DBSCAN doesn't always work - you can try changing the parameters as in the docs ( But another model may be better. If you post the plots of your distance distribution and GMM fit here I can probably comment on that. What species are you looking at?

dsurujon commented 3 years ago

The samples are from Acinetobacter baumannii, and their names are alphanumeric not just numbers, most of them are the SRA accession SRRNNNNNNN.
Here's the distance plot with the clusters identified (I tried a few different values for K, 3 seemed to work best) Ab_poppunk_pruned_DPGMM_fit.
I'll try changing those parameters first. Also, I had to downgrade joblib from 1.0.0 to 0.17.0. In the documentation I see the list of dependencies, and I had the more up-to-date versions of some of those packages. I wasn't able to downgrade (e.g. pp-sketch) due to conflicts

johnlees commented 3 years ago

That fit looks pretty good to me!

Would you mind posting the output of your conda list here so I can see if there's anything obvious in terms of packages?
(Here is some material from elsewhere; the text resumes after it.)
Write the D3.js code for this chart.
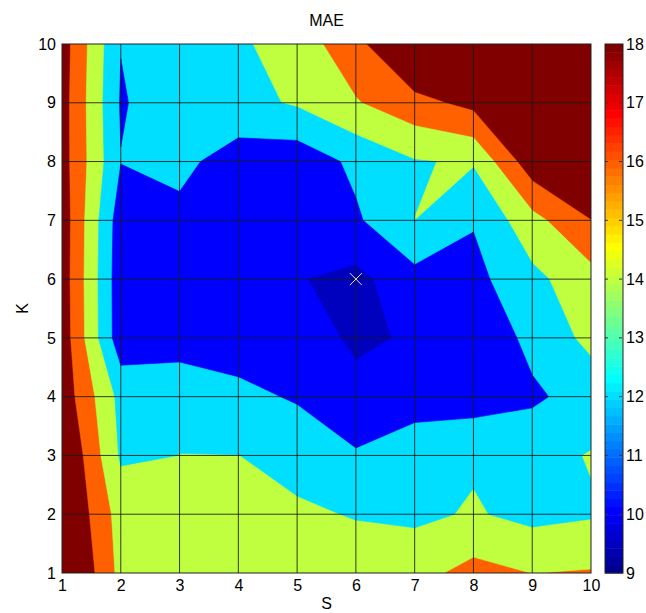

If you are able to share your h5 file somehow (it's anonymised, doesn't contain any sequence) I'd like to try and replicate your graph tool error

dsurujon commented 3 years ago

Here's the h5 file:
And here's the packages list

johnlees commented 3 years ago

I can't access the file on drive (but have sent a request for access to you)

Thinking a bit more about the fit, I think it would be worth trying fit refinement from your K = 3 fit, as that might optimise it a little further:

johnlees commented 3 years ago

Thanks for sharing the file. Oddly this does work for me:

python ~/Documents/PopPUNK/ --fit-model bgmm --ref-db Ab_test --output Ab_test_fit --distances Ab_test/Ab_test.dists --qc-filter prune --max-a-dist 0.85 --K 3 --min-cluster-prop 0.001
PopPUNK (POPulation Partitioning Using Nucleotide Kmers)
    (with backend: sketchlib v1.6.0
     sketchlib: /Users/jlees/miniconda3/envs/pp-py38/lib/python3.8/site-packages/

Graph-tools OpenMP parallelisation enabled: with 1 threads
Mode: Fitting bgmm model to reference database

Fit summary:
    Avg. entropy of assignment  0.0017
    Number of components used   3

Scaled component means:
    [0.26120475 0.42521224]
    [0.75959672 0.76000775]
    [0.02938571 0.18756266]

Network summary:
    Components  84
    Density 0.1885
    Transitivity    0.9997
    Score   0.8113
Removing 1086 sequences


I am using graph-tool 2.35, whereas you have 2.29. Maybe you could try upgrading with conda install graph-tool>=2.35 as that is where the error appears to be coming from?

dsurujon commented 3 years ago

That did the trick! Thank you very much for the quick response, I really appreciate it!